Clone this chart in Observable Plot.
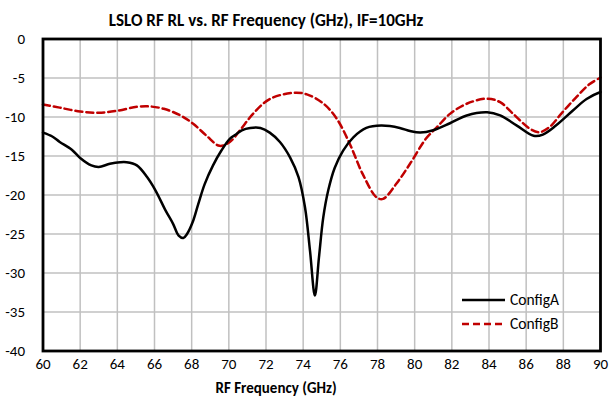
<!DOCTYPE html>
<html><head><meta charset="utf-8">
<script src="https://cdn.jsdelivr.net/npm/d3@7"></script>
<script src="https://cdn.jsdelivr.net/npm/@observablehq/plot@0.6"></script>
<style>
body{margin:0;background:#fff;font-family:Carlito,Calibri,Lato,sans-serif;}
#wrap{position:relative;width:610px;height:406px;}
#title{position:absolute;left:0;top:0;width:532px;height:30px;text-align:center;font-weight:bold;font-size:17px;line-height:42px;color:#000;}
#xlabel{position:absolute;left:0;top:376px;width:552px;height:30px;text-align:center;font-weight:bold;font-size:15px;line-height:24px;color:#000;}
#chart{position:absolute;left:0;top:30px;}
#legend{position:absolute;left:455px;top:285px;font-size:15.5px;}
</style></head>
<body>
<div id="wrap">
<div id="title">LSLO RF RL vs. RF Frequency (GHz), IF=10GHz</div>
<div id="chart"></div>
<div id="xlabel">RF Frequency (GHz)</div>
<svg id="legend" width="150" height="50"></svg>
</div>
<script>
const seriesNames = ["ConfigA", "ConfigB"];
const freqA = [60,60.5,60.9,61.55,62,62.6,63,63.6,64.15,64.5,65.05,65.6,66.05,66.6,67.0,67.3,67.55,67.75,68.05,68.35,68.7,69.15,69.6,70.05,70.4,70.7,71.15,71.7,72.2,72.75,73.3,73.75,74.1,74.37,74.63,74.85,75.08,75.35,75.7,76.15,76.7,77.4,78.2,79.2,79.75,80.3,81.0,81.9,82.8,83.9,84.6,85.5,86.4,86.9,87.6,88.5,89.25,90];
const rlA = [-12.0,-12.5,-13.2,-14.2,-15.25,-16.2,-16.4,-16.0,-15.8,-15.8,-16.2,-17.7,-19.4,-22,-23.7,-25.2,-25.5,-25.0,-23.5,-21.2,-18.6,-16.2,-14.3,-12.8,-12.2,-11.7,-11.4,-11.4,-12.0,-13.2,-15.2,-17.7,-21.6,-27.2,-32.9,-28,-22.9,-19.4,-16.5,-14.3,-12.6,-11.4,-11.1,-11.4,-11.8,-12.0,-11.7,-10.8,-9.8,-9.4,-9.8,-11.1,-12.4,-12.25,-11.1,-9.2,-7.7,-6.8];
const freqB = [60,60.9,62,63,64,65.05,65.75,66.5,67.4,68.1,68.8,69.5,70.05,70.6,71.3,72.2,73.47,74.2,75.1,75.8,76.5,77.2,77.95,78.3,79.0,79.75,80.6,81.2,81.9,82.8,83.9,84.6,85.3,86.2,86.7,87.25,87.95,88.7,89.4,90];
const rlB = [-8.4,-8.8,-9.3,-9.45,-9.2,-8.7,-8.65,-8.95,-9.8,-10.9,-12.4,-13.7,-13.2,-11.7,-9.6,-7.7,-6.9,-7.1,-8.3,-10.2,-13.4,-17.3,-20.3,-20.5,-18.6,-16.0,-12.8,-11.3,-9.6,-8.3,-7.65,-8.1,-9.6,-11.5,-11.95,-11.3,-9.4,-7.45,-5.8,-4.95];
const xTicks = d3.range(60, 91, 2);
const yTicks = d3.range(-40, 1, 5);

const dataA = freqA.map((f,i)=>({f, v: rlA[i]}));
const dataB = freqB.map((f,i)=>({f, v: rlB[i]}));

const plot = Plot.plot({
  width: 610, height: 346,
  marginLeft: 42.5, marginRight: 10, marginTop: 8.5, marginBottom: 25.5,
  style: {fontFamily: "Carlito, Calibri, Lato, sans-serif", fontSize: "15px", color: "#000", background: "#fff"},
  x: {domain: [60, 90], ticks: xTicks, tickFormat: d => d, label: null},
  y: {domain: [-40, 0], ticks: yTicks, tickFormat: d => d < 0 ? "-" + Math.abs(d) : d, label: null},
  marks: [
    Plot.gridX(xTicks, {stroke: "#c0c0c0", strokeOpacity: 1, strokeWidth: 1.5}),
    Plot.gridY(yTicks, {stroke: "#c0c0c0", strokeOpacity: 1, strokeWidth: 1.5}),
    Plot.axisX(xTicks, {tickSize: 0, tickPadding: 7, tickFormat: d => d, fontSize: 15}),
    Plot.axisY(yTicks, {tickSize: 0, tickPadding: 18, tickFormat: d => d < 0 ? "-" + Math.abs(d) : d, fontSize: 15}),
    Plot.line(dataB, {x: "f", y: "v", stroke: "#c00000", strokeWidth: 2.5, strokeDasharray: "7,4", curve: "catmull-rom"}),
    Plot.line(dataA, {x: "f", y: "v", stroke: "#000", strokeWidth: 2.5, curve: "catmull-rom"}),
    Plot.frame({stroke: "#000", strokeWidth: 2.8})
  ]
});
document.getElementById("chart").appendChild(plot);

// legend
const lg = d3.select("#legend");
const items = [{name: seriesNames[0], stroke: "#000", dash: null}, {name: seriesNames[1], stroke: "#c00000", dash: "7,4"}];
items.forEach((it, i) => {
  const y = 15 + i * 24;
  lg.append("line").attr("x1", 7).attr("x2", 50).attr("y1", y).attr("y2", y)
    .attr("stroke", it.stroke).attr("stroke-width", 2.5).attr("stroke-dasharray", it.dash);
  lg.append("text").attr("x", 55).attr("y", y).attr("dy", "0.35em").text(it.name)
    .style("font-family", "Carlito, Calibri, Lato, sans-serif").style("font-size", "15.5px");
});
</script>
</body></html>
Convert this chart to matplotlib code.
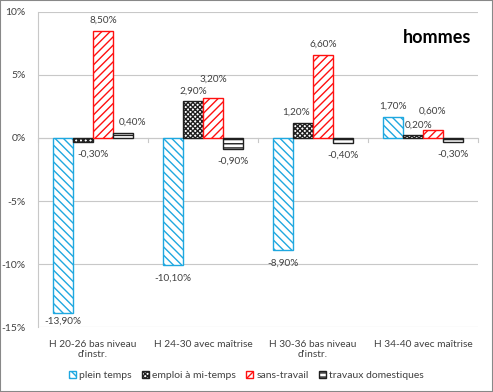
import numpy as np
import matplotlib.pyplot as plt
from matplotlib.ticker import FuncFormatter

plt.rcParams['font.family'] = ['Lato', 'DejaVu Sans']
plt.rcParams['hatch.linewidth'] = 1.0

categories = ["H 20-26 bas niveau\nd'instr.", "H 24-30 avec maîtrise",
              "H 30-36 bas niveau\nd'instr.", "H 34-40 avec maîtrise"]
series = ["plein temps", "emploi à mi-temps", "sans-travail", "travaux domestiques"]
plein_temps = [-13.9, -10.1, -8.9, 1.7]
mi_temps = [-0.3, 2.9, 1.2, 0.2]
sans_travail = [8.5, 3.2, 6.6, 0.6]
travaux = [0.4, -0.9, -0.4, -0.3]

values = [plein_temps, mi_temps, sans_travail, travaux]
edge = ["#1FA8E0", "#202020", "#FF1010", "#202020"]
hatch = ["\\\\\\\\", "xxxxxxx", "////", "----"]

# label nudges in pixels (series index, group index) -> (dx, dy)
nudge = {(1, 0): (10, 0), (3, 0): (10, 0), (2, 1): (0, 8), (1, 2): (-7, 0),
         (1, 3): (6, 0), (2, 3): (0, 9), (0, 0): (0, 4), (0, 1): (0, -1), (0, 2): (0, -1)}

fig = plt.figure(figsize=(4.93, 3.92), dpi=100)
ax = fig.add_axes([0.0771, 0.1658, 0.8925, 0.8036])
fig.patches.append(plt.Rectangle((0, 0), 1, 1, transform=fig.transFigure,
                                 fill=False, edgecolor="#888888", lw=1.5))

x = np.arange(len(categories))
w = 0.18
for i, (vals, name) in enumerate(zip(values, series)):
    pos = x + (i - 1.5) * w
    ax.bar(pos, vals, w, color="white", edgecolor=edge[i], hatch=hatch[i],
           linewidth=1, label=name, zorder=3)
    for j, (p, v) in enumerate(zip(pos, vals)):
        txt = f"{v:.2f}%".replace(".", ",")
        dx, dy = nudge.get((i, j), (0, 0))
        off = 10.5 if v >= 0 else -12
        ax.annotate(txt, (p, v), xytext=(dx, off + dy), textcoords="offset pixels",
                    ha="center", va="center", fontsize=7.2, color="#404040")

ax.set_ylim(-15, 10)
ax.set_xlim(-0.5, 3.5)
ax.set_yticks(range(-15, 11, 5))
ax.yaxis.set_major_formatter(FuncFormatter(lambda v, _: f"{int(v)}%"))
ax.grid(axis="y", color="#C8C8C8", lw=0.8, zorder=0)
ax.set_xticks(x)
ax.set_xticklabels(categories, fontsize=7.3, color="#404040", linespacing=1.25)
ax.tick_params(axis="x", length=0, pad=9)
ax.tick_params(axis="y", length=0, pad=9, labelsize=7.5, labelcolor="#404040")
for s in ["top", "right", "bottom"]:
    ax.spines[s].set_visible(False)
ax.spines["left"].set_color("#C8C8C8")
ax.axhline(0, color="#C8C8C8", lw=0.8, zorder=1)
for b in np.arange(-0.5, 4, 1):
    ax.plot([b, b], [0, -0.3], color="#C8C8C8", lw=0.8, zorder=1, clip_on=False)

ax.text(0.984, 0.92, "hommes", transform=ax.transAxes, ha="right", va="center",
        fontsize=13, fontweight="bold")

fig.legend(loc="center", bbox_to_anchor=(0.5, 0.041), ncol=4, frameon=False,
           fontsize=7.5, handlelength=0.65, handleheight=0.65, handletextpad=0.3,
           columnspacing=1.0, labelcolor="#404040")

fig.savefig("out.png", dpi=100)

--*--

Aim of the task: Word for word, repeat the lines above from the one with "Convert this chart to matplotlib code." through the one with "plt.rcParams['hatch.linewidth'] = 1.0", and nothing beyond them. Omit the pictures.

Solved exercise:
Convert this chart to matplotlib code.
import numpy as np
import matplotlib.pyplot as plt
from matplotlib.ticker import FuncFormatter

plt.rcParams['font.family'] = ['Lato', 'DejaVu Sans']
plt.rcParams['hatch.linewidth'] = 1.0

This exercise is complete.